With New CEO in Seat, Teva Lowers Outlook

Outlook reflects an earlier than expected launch of a generic competitor to Teva’s multiple sclerosis drug Copaxone

Lilach Baumer and Dror Reich 22:2902.11.17

Teva Pharmaceutical Industries Ltd. Published its quarterly reports Thursday, lowering it's non-GAAP earning per share outlook for 2017 from $4.30-4.50 to $3.77-3.87. The company also adjusted its forecasted revenues for the year from $22.8-23.2 billion to $22.2-22.3 billion, and its forecasted operational cash flow from $4.4-4.6 billion to $3.15-3.3 billion.

 

 

In a conference call with investors, Teva’s chairman Sol J. Barer said the company is not considering a stock offering as a way to generate revenue at the moment, adding afterwards that "all options are on the table," and that strategy discussion will continue with the company's new CEO as of Wednesday, Kåre Schultz.

 

Teva chairman Sol J. Barer Teva chairman Sol J. Barer

 

 

The company’s lowered financial outlook reflects the forecasted effects of an earlier than expected launch of a generic competitor to Teva’s multiple sclerosis drug Copaxone, estimated to affect a $0.30 earning per share hit. Pressure on generic drug prices and an increasingly competitive environment in the U.S. market are also strong factors impacting the company. A lower cash flow from operations due to a reduction in net income and a delay in the resolution of Teva’s working capital dispute with Allergan, scheduled to conclude in 2018, is another factor weighing the company down.

 

Teva reported a non-GAAP gross profit of $3.0 billion in the third quarter of 2017, a decline of 12% from the third quarter of 2016. The company’s non-GAAP gross profit margin for the past quarter was 53.0%, compared to 61.0% in the third quarter of 2016. The company said the decrease was due to several reasons, including the lower gross profit and profitability of both the company’s generic medicines and its specialty medicines businesses.

 

Compared to the third quarter of 2016, Teva reported an 18% decrease in research and development, mainly due to cuts made by the company, and a decrease of 9% in sales and marketing, mainly due to lower expenses in Venezuela following exchange rate adjustments and cuts.

 

Teva’s EBITDA totaled $1.6 billion in the third quarter of 2017, down 16% compared to $1.9 billion in the third quarter of 2016. The company also reported higher GAAP and non-GAAP financial expenses, with the latter increased mainly due to higher expenses related to net foreign exchange losses and financial derivatives, as well as higher interest expenses related to the debt raised to finance the acquisition of Actavis Generics in 2016. The company wrote off $408 million in the past quarter as a result of an impairment of product rights and research and development assets related to the Actavis acquisition.

 

Exiting interim CEO Yitzhak Peterburg said the company is still intent on selling non-core assets to decrease debt load.
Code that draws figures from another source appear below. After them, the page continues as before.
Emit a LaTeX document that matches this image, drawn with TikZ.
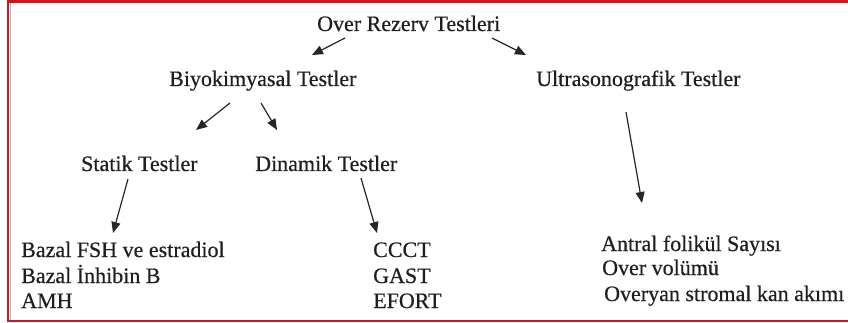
\documentclass[tikz,border=0pt]{standalone}
\usepackage{fontspec}
\setmainfont{Liberation Serif}[FakeBold=0.5]
\usetikzlibrary{arrows.meta,calc}
\definecolor{framered}{RGB}{204,22,32}
\tikzset{
  lbl/.style={anchor=base west,inner sep=0pt,font=\fontsize{22}{26}\selectfont,text=black!88},
  arr/.style={-{Triangle[length=11pt,width=9pt]},line width=1.2pt,black!85},
}
\begin{document}
\begin{tikzpicture}[x=1pt,y=-1pt]
  \useasboundingbox (0,0) rectangle (848,323);
  % red frame, open on the right
  \draw[framered,line width=2.4pt] (860,1.5) -- (8,1.5) -- (8,321) -- (860,321);
  \draw[black!30,line width=0.8pt] (10.6,3) -- (10.6,319.5);
  % test tree
  \node[lbl] (root) at (317,31) {Over Rezerv Testleri};
  \node[lbl] (biyo) at (169,86) {Biyokimyasal Testler};
  \node[lbl] (ultra) at (536,86) {Ultrasonografik Testler};
  \node[lbl] (statik) at (81,171) {Statik Testler};
  \node[lbl] (dinamik) at (255,171) {Dinamik Testler};
  \node[lbl] (fsh) at (21,257) {Bazal FSH ve estradiol};
  \node[lbl] (inhibin) at (21,283) {Bazal İnhibin B};
  \node[lbl] (amh) at (21,308) {AMH};
  \node[lbl] (ccct) at (373,257) {CCCT};
  \node[lbl] (gast) at (373,283) {GAST};
  \node[lbl] (efort) at (373,308) {EFORT};
  \node[lbl] (antral) at (601,251) {Antral folikül Sayısı};
  \node[lbl] (volum) at (602,275) {Over volümü};
  \node[lbl] (stromal) at (604,301) {Overyan stromal kan akımı};
  \draw[arr] ($(root.base west)+(28,7)$) -- ($(biyo.base west)+(143,-31)$);
  \draw[arr] ($(root.base west)+(175,7)$) -- ($(ultra.base west)+(-10,-31)$);
  \draw[arr] ($(biyo.base west)+(61,17)$) -- ($(statik.base west)+(115,-41)$);
  \draw[arr] ($(biyo.base west)+(92,17)$) -- ($(dinamik.base west)+(22,-41)$);
  \draw[arr] ($(ultra.base west)+(90,26)$) -- ($(antral.base west)+(41,-48)$);
  \draw[arr] ($(statik.base west)+(47,8)$) -- ($(fsh.base west)+(92,-24)$);
  \draw[arr] ($(dinamik.base west)+(106,7)$) -- ($(ccct.base west)+(4,-24)$);
\end{tikzpicture}
\end{document}
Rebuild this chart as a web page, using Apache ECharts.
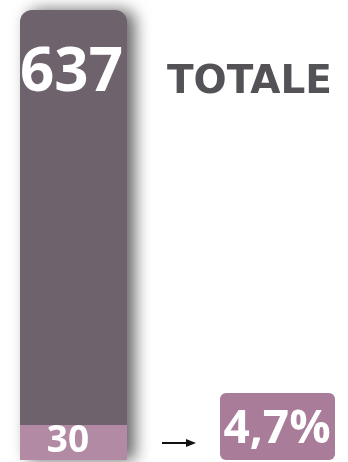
<!DOCTYPE html>
<html>
<head>
<meta charset="utf-8">
<style>
  html, body { margin: 0; padding: 0; background: #ffffff; }
  #chart { width: 348px; height: 462px; }
</style>
<script src="https://cdn.jsdelivr.net/npm/echarts@6/dist/echarts.min.js"></script>
</head>
<body>
<div id="chart"></div>
<script>
// Totale e quota evidenziata
const categories = ['TOTALE'];
const totalValues = [637];
const partValues = [30];

const DARK = '#6e636d';
const PINK = '#b38aa3';
const BOX = '#a97c99';

const share = partValues[0] / totalValues[0] * 100;
const shareText = share.toFixed(1).replace('.', ',') + '%';

const chart = echarts.init(document.getElementById('chart'), null, { renderer: 'canvas' });

chart.setOption({
  animation: false,
  backgroundColor: '#ffffff',
  grid: { left: 20, right: 221, top: 10, bottom: 2 },
  xAxis: {
    type: 'category',
    data: categories,
    show: false
  },
  yAxis: {
    type: 'value',
    min: 0,
    max: totalValues[0],
    show: false
  },
  title: {
    text: categories[0],
    left: 162,
    top: 58,
    textStyle: {
      fontFamily: 'DejaVu Sans',
      fontWeight: 'bold',
      fontSize: 39,
      color: '#545256'
    }
  },
  series: [
    {
      name: 'totale',
      type: 'bar',
      barWidth: '100%',
      data: totalValues,
      itemStyle: {
        color: DARK,
        borderRadius: [12, 12, 0, 0],
        shadowBlur: 16,
        shadowColor: 'rgba(0,0,0,0.6)',
        shadowOffsetX: 8
      },
      label: {
        show: true,
        position: 'insideTop',
        distance: 34,
        offset: [-2, 0],
        fontFamily: 'Open Sans',
        fontWeight: 'bold',
        fontSize: 60,
        color: '#ffffff'
      }
    },
    {
      name: 'quota',
      type: 'bar',
      barWidth: '100%',
      barGap: '-100%',
      data: partValues,
      itemStyle: { color: PINK },
      label: {
        show: true,
        position: 'insideBottom',
        distance: 0,
        width: 96,
        height: 35,
        lineHeight: 37,
        align: 'center',
        backgroundColor: PINK,
        padding: [0, 11, 0, 0],
        fontFamily: 'Open Sans',
        fontWeight: 'bold',
        fontSize: 37,
        color: '#ffffff'
      }
    }
  ],
  graphic: [
    {
      type: 'line',
      shape: { x1: 162, y1: 443, x2: 189, y2: 443 },
      style: { stroke: '#111111', lineWidth: 2 }
    },
    {
      type: 'polygon',
      shape: { points: [[186, 439], [196, 443], [186, 447]] },
      style: { fill: '#111111' }
    },
    {
      type: 'group',
      left: 220,
      top: 393,
      children: [
        {
          type: 'rect',
          shape: { x: 0, y: 0, width: 115, height: 67, r: 6 },
          style: { fill: BOX }
        },
        {
          type: 'text',
          x: 57,
          y: 37,
          style: {
            text: shareText,
            align: 'center',
            verticalAlign: 'middle',
            fontFamily: 'Open Sans',
            fontWeight: 'bold',
            fontSize: 46,
            fill: '#ffffff'
          }
        }
      ]
    }
  ]
});
</script>
</body>
</html>
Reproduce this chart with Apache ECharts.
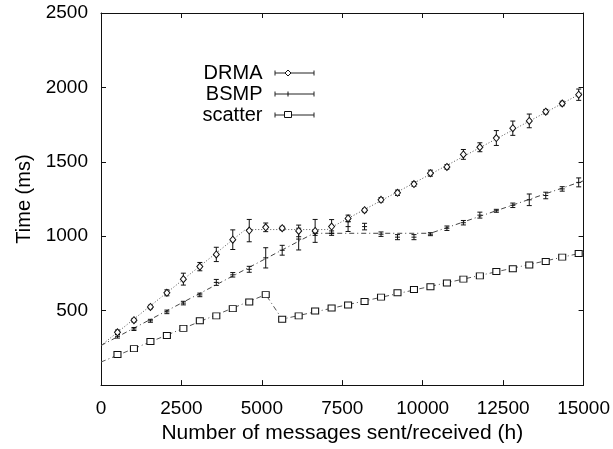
<!DOCTYPE html>
<html>
<head>
<meta charset="utf-8">
<script src="https://cdn.jsdelivr.net/npm/echarts@6/dist/echarts.min.js"></script>
<style>
  html, body { margin: 0; padding: 0; background: #fff; }
  #chart { width: 613px; height: 449px; }
</style>
</head>
<body>
<div id="chart"></div>
<script>
// x positions of the measurements (messages)
const xs = [512, 1024, 1536, 2048, 2560, 3072, 3584, 4096, 4608, 5120, 5632, 6144, 6656, 7168, 7680,
  8192, 8704, 9216, 9728, 10240, 10752, 11264, 11776, 12288, 12800, 13312, 13824, 14336, 14848]

const drma = [355, 436, 525, 620, 712, 796, 878, 977, 1038, 1060, 1054, 1036, 1036, 1065, 1120,
  1175, 1245, 1292, 1351, 1424, 1466, 1550, 1598, 1660, 1726, 1775, 1837, 1892, 1951]
const drmaErr = [15, 12, 12, 20, 40, 28, 48, 66, 75, 29, 13, 39, 77, 47, 22,
  12, 15, 18, 15, 20, 15, 33, 30, 50, 48, 46, 15, 15, 38]

const bsmp = [328, 377, 432, 492, 551, 606, 690, 741, 778, 855, 906, 981, 1021, 1021, 1065,
  1065, 1014, 994, 994, 1014, 1054, 1091, 1142, 1171, 1208, 1245, 1274, 1318, 1362]
const bsmpErr = [12, 10, 10, 12, 12, 12, 20, 15, 20, 68, 33, 73, 15, 15, 33,
  22, 15, 17, 17, 10, 15, 15, 20, 10, 15, 39, 22, 15, 30]

const scatter = [205, 245, 293, 333, 381, 432, 465, 514, 558, 608, 443, 465, 498, 518, 538,
  562, 591, 620, 642, 661, 686, 712, 734, 763, 782, 807, 831, 860, 884]
const scatterErr = [8, 8, 8, 8, 8, 8, 8, 8, 8, 8, 8, 8, 8, 8, 8,
  8, 8, 8, 8, 8, 8, 8, 8, 8, 8, 8, 8, 8, 8]

// piecewise fitted lines [x, y]
const drmaFit = [[0, 266], [4490, 1045], [7030, 1045], [15000, 1969]]
const bsmpFit = [[0, 266], [6614, 1020], [10240, 1020], [15000, 1373]]
const scatterFit = [[0, 155], [5120, 608], [5632, 443], [15000, 891]]

const xTicks = [0, 2500, 5000, 7500, 10000, 12500, 15000]
const yTicks = [0, 500, 1000, 1500, 2000, 2500]

const FONT = '"Liberation Sans", Arial, Helvetica, sans-serif'

function points(vals) {
  return vals.map((v, i) => [xs[i], v])
}
function errData(vals, errs) {
  return vals.map((v, i) => [xs[i], v - errs[i], v + errs[i]])
}

// error bar with small caps
function renderErr(params, api) {
  let x = api.value(0)
  let lo = api.coord([x, api.value(1)])
  let hi = api.coord([x, api.value(2)])
  let w = 2.5
  let st = { stroke: '#111', lineWidth: 1 }
  return {
    type: 'group',
    children: [
      { type: 'line', shape: { x1: lo[0], y1: lo[1], x2: hi[0], y2: hi[1] }, style: st },
      { type: 'line', shape: { x1: lo[0] - w, y1: lo[1], x2: lo[0] + w, y2: lo[1] }, style: st },
      { type: 'line', shape: { x1: hi[0] - w, y1: hi[1], x2: hi[0] + w, y2: hi[1] }, style: st }
    ]
  }
}

function axisCommon(show) {
  return {
    axisLine: { show: true, onZero: false, lineStyle: { color: '#111', width: 1 } },
    axisTick: { show: true, inside: true, length: 5, lineStyle: { color: '#111' } },
    splitLine: { show: false },
    axisLabel: {
      show: show, color: '#000', fontSize: 19, fontFamily: FONT,
      formatter: function(v) { return String(v) }
    }
  }
}

// legend drawn by hand: text, then a sample error-bar line with the marker
function legendItem(label, y, marker) {
  let items = [
    { type: 'text', x: 262.5, y: y, style: { text: label, fill: '#000', font: '20px ' + FONT, textAlign: 'right', textVerticalAlign: 'middle' } },
    { type: 'line', shape: { x1: 275, y1: y, x2: 314, y2: y }, style: { stroke: '#222', lineWidth: 1 } },
    { type: 'line', shape: { x1: 275, y1: y - 2.5, x2: 275, y2: y + 2.5 }, style: { stroke: '#222', lineWidth: 1 } },
    { type: 'line', shape: { x1: 314, y1: y - 2.5, x2: 314, y2: y + 2.5 }, style: { stroke: '#222', lineWidth: 1 } }
  ]
  if (marker === 'diamond') {
    items.push({ type: 'polygon', shape: { points: [[288, y - 3], [291, y], [288, y + 3], [285, y]] }, style: { fill: '#fff', stroke: '#111', lineWidth: 1 } })
  } else if (marker === 'rect') {
    items.push({ type: 'rect', shape: { x: 284.5, y: y - 3.5, width: 7, height: 6 }, style: { fill: '#fff', stroke: '#111', lineWidth: 1 } })
  } else {
    items.push({ type: 'line', shape: { x1: 288, y1: y - 2.5, x2: 288, y2: y + 2.5 }, style: { stroke: '#111', lineWidth: 1 } })
  }
  return items
}

let myChart = echarts.init(document.getElementById('chart'), null, { renderer: 'canvas' })

let option = {
  animation: false,
  backgroundColor: '#fff',
  grid: { left: 101, right: 29, top: 13, bottom: 58 },
  xAxis: [
    Object.assign(axisCommon(true), {
      type: 'value', min: xTicks[0], max: xTicks[xTicks.length - 1], interval: 2500,
      position: 'bottom',
      name: 'Number of messages sent/received (h)',
      nameLocation: 'middle', nameGap: 35,
      nameTextStyle: { color: '#000', fontSize: 21, fontFamily: FONT }
    }),
    Object.assign(axisCommon(false), {
      type: 'value', min: xTicks[0], max: xTicks[xTicks.length - 1], interval: 2500,
      position: 'top'
    })
  ],
  yAxis: [
    Object.assign(axisCommon(true), {
      type: 'value', min: yTicks[0], max: yTicks[yTicks.length - 1], interval: 500,
      position: 'left',
      name: 'Time (ms)',
      nameLocation: 'middle', nameGap: 66,
      nameTextStyle: { color: '#000', fontSize: 20, fontFamily: FONT }
    }),
    Object.assign(axisCommon(false), {
      type: 'value', min: yTicks[0], max: yTicks[yTicks.length - 1], interval: 500,
      position: 'right'
    })
  ],
  graphic: [].concat(
    legendItem('DRMA', 73, 'diamond'),
    legendItem('BSMP', 94, 'plus'),
    legendItem('scatter', 115, 'rect')
  ),
  series: [
    { type: 'line', data: drmaFit, symbol: 'none', lineStyle: { color: '#555', width: 1, type: [1, 2] }, z: 1 },
    { type: 'line', data: bsmpFit, symbol: 'none', lineStyle: { color: '#444', width: 1, type: [5, 3, 1, 3] }, z: 1 },
    { type: 'line', data: scatterFit, symbol: 'none', lineStyle: { color: '#555', width: 1, type: [5, 3, 1, 3] }, z: 1 },
    { type: 'custom', data: errData(drma, drmaErr), renderItem: renderErr, z: 2 },
    { type: 'custom', data: errData(bsmp, bsmpErr), renderItem: renderErr, z: 2 },
    { type: 'custom', data: errData(scatter, scatterErr), renderItem: renderErr, z: 2 },
    {
      type: 'scatter', name: 'DRMA', data: points(drma), symbol: 'diamond', symbolSize: [6, 7],
      itemStyle: { color: '#fff', borderColor: '#111', borderWidth: 1, opacity: 1 }, z: 3
    },
    {
      type: 'scatter', name: 'BSMP', data: points(bsmp), symbol: 'rect', symbolSize: [5, 1],
      itemStyle: { color: '#111', opacity: 1 }, z: 3
    },
    {
      type: 'scatter', name: 'scatter', data: points(scatter), symbol: 'rect', symbolSize: [7, 6],
      itemStyle: { color: '#fff', borderColor: '#111', borderWidth: 1, opacity: 1 }, z: 3
    }
  ]
}

// y axis has no "0" label
option.yAxis[0].axisLabel.showMinLabel = false
option.yAxis[0].axisLabel.margin = 13
option.xAxis[0].axisLabel.margin = 14

myChart.setOption(option)
window.addEventListener('resize', function() {
  myChart.resize()
})
</script>
</body>
</html>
Teva has already put aside $1.1 billion earned from the sale of its Women’s Health and oncology businesses to pay its short term debt of $6 billion, Mr. Peterburg said.

 

Addressing the recent approvals of generic Copaxone rivals, Mr. Peterburg said that the lowered outlook for 2017 reflected the announced sell price of the competing generic version by Mylan N.V., which was lower than originally estimated. Teva’s Copaxone sales have yet to be affected at this point, he added. In the third quarter of 2017, the company’s blockbuster drug generated $1 billion in revenues, a 7% drop compared to the third quarter of 2016.

 

Mr. Peterburg added that Teva expects to launch several new drugs in the fourth quarter of 2017.